В обед в баланду добавляли черпачок «каши». В тюрьме это была жиденькая магара,
а в лагере в полукипятке плавали цельные зёрна пшеницы или ячменя.
Постоянный голод убивал в людях всё человеческое. Вот только один пример. У жены одного из охранников наступили роды. В город везти уже было поздно. Рая родилась благополучно и здесь. Санитары вынесли послед и зарыли за больницей. Послед этот тут же был раскопан и съеден.
Умерших хоронили где-то за лагерем. На жаргоне это место называлось «под бояркой». Когда звучали эти слова, то всё всем было ясно. Начальник режима имел обыкновение орать на заключённых: «Что, под боярку захотел?» Вывозили усопших в большом ящике, укладывая в него одновременно четверых. Можно было и больше, но дежурному охраннику на вахте тогда бы несподручно было прокалывать каждый труп острым металлическим штырём. Возчик «вытряхивал» трупы «под бояркой» из ящика, могильщики начинали зарывать, а возница возвращался в зону за новой партией. В мою бытность возчиком был бесконвойный по фамилии Кутарлаш, кто-то из лагерных остряков окрестил его покойницкую повозку «дилижанс а-ля Кутарлаш». Случались «урожайные» дни, когда дилижансу приходилось кататься взад-вперёд всю ночь. Возвращался возчик перед рассветом, бухался на нары. А только начинало на горизонте синеть, в барак врывался охранник и горланил: «Кутарлаш, так твою мать. Дрыхнул, подлюга, всю дорогу – дубарей порастерял. Колхозники скоро на работу пойдут, не дай бог увидят… мигом собирайся и подбирай!»

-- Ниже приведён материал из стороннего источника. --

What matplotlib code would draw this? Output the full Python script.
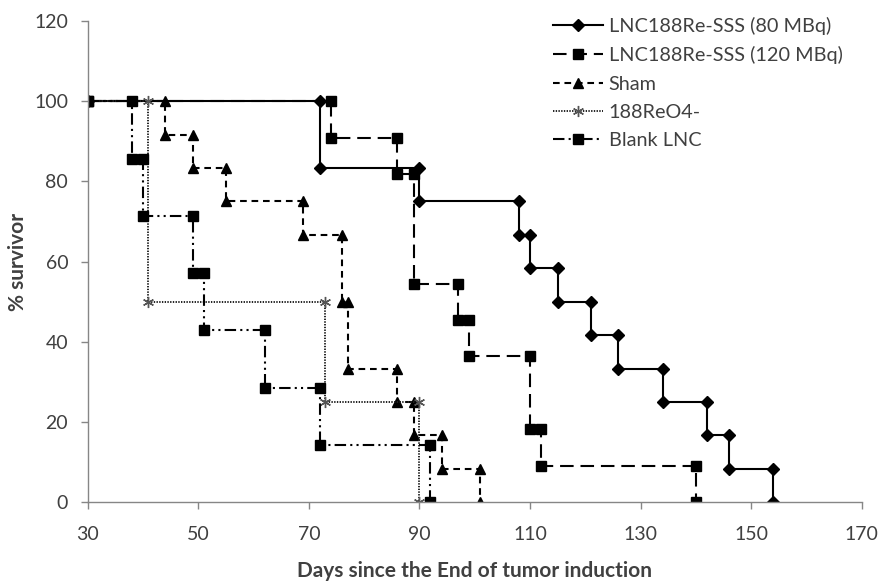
import matplotlib
matplotlib.use("Agg")
import matplotlib.pyplot as plt

plt.rcParams["font.family"] = ["Lato", "DejaVu Sans"]

# Kaplan-Meier step data (day, % survivor), drawn as straight segments like Excel
days_80 = [30, 72, 72, 90, 90, 108, 108, 110, 110, 115, 115, 121, 121, 126, 126,
           134, 134, 142, 142, 146, 146, 154, 154]
surv_80 = [100, 100, 83.3, 83.3, 75, 75, 66.7, 66.7, 58.3, 58.3, 50, 50, 41.7, 41.7,
           33.3, 33.3, 25, 25, 16.7, 16.7, 8.3, 8.3, 0]

days_120 = [30, 74, 74, 86, 86, 89, 89, 97, 97, 99, 99, 110, 110, 112, 112, 140, 140]
surv_120 = [100, 100, 90.9, 90.9, 81.8, 81.8, 54.5, 54.5, 45.5, 45.5, 36.4, 36.4,
            18.2, 18.2, 9.1, 9.1, 0]

days_sham = [30, 44, 44, 49, 49, 55, 55, 69, 69, 76, 76, 77, 77, 86, 86, 89, 89,
             94, 94, 101, 101]
surv_sham = [100, 100, 91.7, 91.7, 83.3, 83.3, 75, 75, 66.7, 66.7, 50, 50, 33.3,
             33.3, 25, 25, 16.7, 16.7, 8.3, 8.3, 0]

days_reo4 = [30, 41, 41, 73, 73, 90, 90]
surv_reo4 = [100, 100, 50, 50, 25, 25, 0]

days_blank = [30, 38, 38, 40, 40, 49, 49, 51, 51, 62, 62, 72, 72, 92, 92]
surv_blank = [100, 100, 85.7, 85.7, 71.4, 71.4, 57.1, 57.1, 42.9, 42.9, 28.6, 28.6,
              14.3, 14.3, 0]

labels = ["LNC188Re-SSS (80 MBq)", "LNC188Re-SSS (120 MBq)", "Sham", "188ReO4-",
          "Blank LNC"]

x_ticks = [30, 50, 70, 90, 110, 130, 150, 170]
y_ticks = [0, 20, 40, 60, 80, 100, 120]

axis_grey = "#868686"
text_grey = "#404040"

fig = plt.figure(figsize=(8.83, 5.84), dpi=100)
ax = fig.add_axes([0.0993, 0.140, 0.8766, 0.824])

ax.plot(days_80, surv_80, color="black", lw=1.5, marker="D", ms=6.5,
        label=labels[0])
ax.plot(days_120, surv_120, color="black", lw=1.5, marker="s", ms=7,
        dashes=(6.5, 3.3), label=labels[1])
ax.plot(days_sham, surv_sham, color="black", lw=1.5, marker="^", ms=7.5,
        dashes=(3.2, 2.3), label=labels[2])
ax.plot(days_reo4, surv_reo4, color="#222222", lw=1.4, marker=(6, 2, 0), ms=8,
        mew=1.0, mec="#555555", dashes=(0.7, 0.7), label=labels[3])
ax.plot(days_blank, surv_blank, color="black", lw=1.5, marker="s", ms=7,
        dashes=(5.5, 2, 1, 2, 1, 2), label=labels[4])

ax.set_xlim(30, 170)
ax.set_ylim(0, 120)
ax.set_xticks(x_ticks)
ax.set_yticks(y_ticks)

for side in ["top", "right"]:
    ax.spines[side].set_visible(False)
for side in ["left", "bottom"]:
    ax.spines[side].set_color(axis_grey)
    ax.spines[side].set_linewidth(1.0)

ax.tick_params(axis="both", colors=axis_grey, length=5, width=1.0,
               labelcolor=text_grey, labelsize=14)
ax.tick_params(axis="x", pad=12)
ax.tick_params(axis="y", pad=9)

ax.set_xlabel("Days since the End of tumor induction", fontsize=15,
              fontweight="bold", color=text_grey)
ax.set_ylabel("% survivor", fontsize=15, fontweight="bold", color=text_grey)
ax.xaxis.set_label_coords(0.5, -0.122)
ax.yaxis.set_label_coords(-0.077, 0.5)

leg = ax.legend(loc="upper left", bbox_to_anchor=(553 / 883, 1 - 17 / 584),
                bbox_transform=fig.transFigure, frameon=False, fontsize=14.3,
                handlelength=2.5, handletextpad=0.3, labelspacing=0.57,
                borderaxespad=0, borderpad=0)
for t in leg.get_texts():
    t.set_color(text_grey)

fig.savefig("out.png", dpi=100)
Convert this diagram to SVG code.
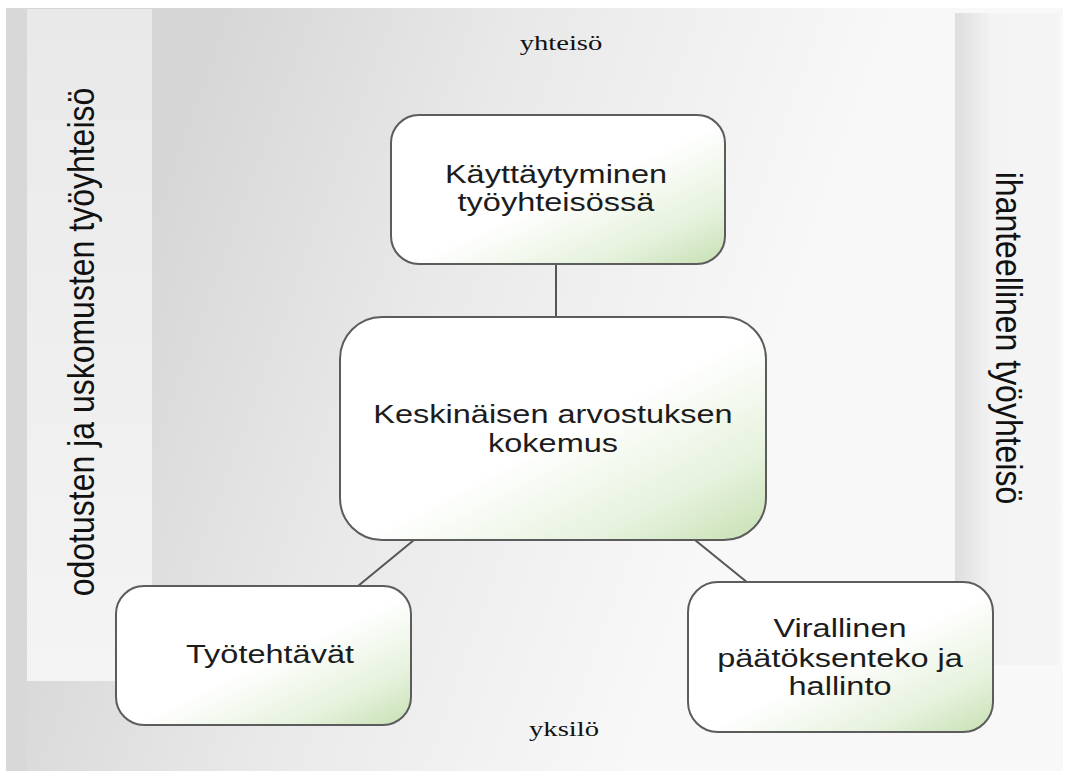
<svg xmlns="http://www.w3.org/2000/svg" width="1069" height="771" viewBox="0 0 1069 771">
<style>
.node{stroke:#5c5c5c;stroke-width:2;fill:url(#nodeFill)}
.conn{stroke:#555;stroke-width:2;fill:none}
.lbl{font-family:"Liberation Sans",Arial,sans-serif;font-size:25px;fill:#1c1c1c;text-anchor:middle}
.side{font-family:"Liberation Sans",Arial,sans-serif;font-size:32px;fill:#111;text-anchor:middle}
.axis{font-family:"Liberation Serif","Times New Roman",serif;font-size:22px;fill:#111;text-anchor:middle}
</style>
<defs>
<linearGradient id="nodeFill" x1="0" y1="0" x2="1" y2="1">
<stop offset="0" stop-color="#ffffff"/>
<stop offset="0.52" stop-color="#ffffff"/>
<stop offset="0.8" stop-color="#e6f2dd"/>
<stop offset="1" stop-color="#c6e0b2"/>
</linearGradient>
<linearGradient id="bg" gradientUnits="userSpaceOnUse" x1="150" y1="200" x2="760" y2="420">
<stop offset="0" stop-color="#d6d6d6"/>
<stop offset="0.45" stop-color="#e9e9e9"/>
<stop offset="1" stop-color="#f8f8f8"/>
</linearGradient>
<linearGradient id="leftPanel" x1="0" y1="0" x2="0" y2="1">
<stop offset="0" stop-color="#e9e9e9"/>
<stop offset="1" stop-color="#f4f4f4"/>
</linearGradient>
<linearGradient id="rightPanel" x1="0" y1="0" x2="1" y2="0">
<stop offset="0" stop-color="#dedede"/>
<stop offset="0.35" stop-color="#f3f3f3"/>
<stop offset="1" stop-color="#f5f5f5"/>
</linearGradient>
</defs>
<rect x="0" y="0" width="1069" height="771" fill="#ffffff"/>
<rect x="6" y="8" width="1057" height="763" fill="url(#bg)"/>
<rect x="6" y="8" width="21" height="763" fill="#d8d8d8"/>
<rect x="27" y="9" width="125" height="672" fill="url(#leftPanel)"/>
<rect x="955" y="13" width="105" height="652" fill="url(#rightPanel)"/>
<text class="side" transform="translate(94,342) scale(1.15,1) rotate(-90)">odotusten ja uskomusten työyhteisö</text>
<text class="side" transform="translate(996,338) scale(1.15,1) rotate(90)">ihanteellinen työyhteisö</text>
<text class="axis" transform="translate(561,50) scale(1.3,1)">yhteisö</text>
<text class="axis" transform="translate(564,736) scale(1.3,1)">yksilö</text>
<g id="connectors">
<line class="conn" x1="556" y1="264" x2="556" y2="317"/>
<line class="conn" x1="414" y1="540" x2="358" y2="586"/>
<line class="conn" x1="695" y1="540" x2="748" y2="583"/>
</g>
<g id="node-top">
<rect class="node" x="391" y="115" width="334" height="149" rx="28"/>
<text class="lbl" transform="translate(556,183) scale(1.3,1)">Käyttäytyminen</text>
<text class="lbl" transform="translate(556,211) scale(1.3,1)">työyhteisössä</text>
</g>
<g id="node-center">
<rect class="node" x="340" y="317" width="426" height="223" rx="42"/>
<text class="lbl" transform="translate(553,423) scale(1.3,1)">Keskinäisen arvostuksen</text>
<text class="lbl" transform="translate(553,452) scale(1.3,1)">kokemus</text>
</g>
<g id="node-left">
<rect class="node" x="116" y="586" width="295" height="139" rx="28"/>
<text class="lbl" transform="translate(270,663) scale(1.3,1)">Työtehtävät</text>
</g>
<g id="node-right">
<rect class="node" x="688" y="582" width="305" height="150" rx="30"/>
<text class="lbl" transform="translate(840,637) scale(1.3,1)">Virallinen</text>
<text class="lbl" transform="translate(840,667) scale(1.3,1)">päätöksenteko ja</text>
<text class="lbl" transform="translate(840,695) scale(1.3,1)">hallinto</text>
</g>
</svg>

Если бы кто-то смог в то время не зачерствевшим взглядом окинуть внутренний двор лагеря, то картина вызвала бы содрогание: каких только едва бредущих, ползущих, ковыляющих у нас не было. Вот по зоне, замотанный в невообразимую рванину слоняется тихо помешанный по прозвищу «Мама Таня» – так он всех сам почему-то называл. К его животу прикручена огромная глиняная миска. Когда его за что-то бьют, он падает ничком и защищает не голову, а эту драгоценную для него посудину. Целыми днями он бродит, невнятно бормочет, разводит в воздухе руками, как бы распутывая невидимые нити.
Вот так складывались в «большевистском раю» судьбы человеческие: кто в гражданскую, покалеченный, выжил, кто воевал на «Варяге» и чудом уцелел, а умирали одинаково – на лагерных нарах. В «стране победившего социализма».
Красноярский железнодорожник, № 2, 11.01.1992.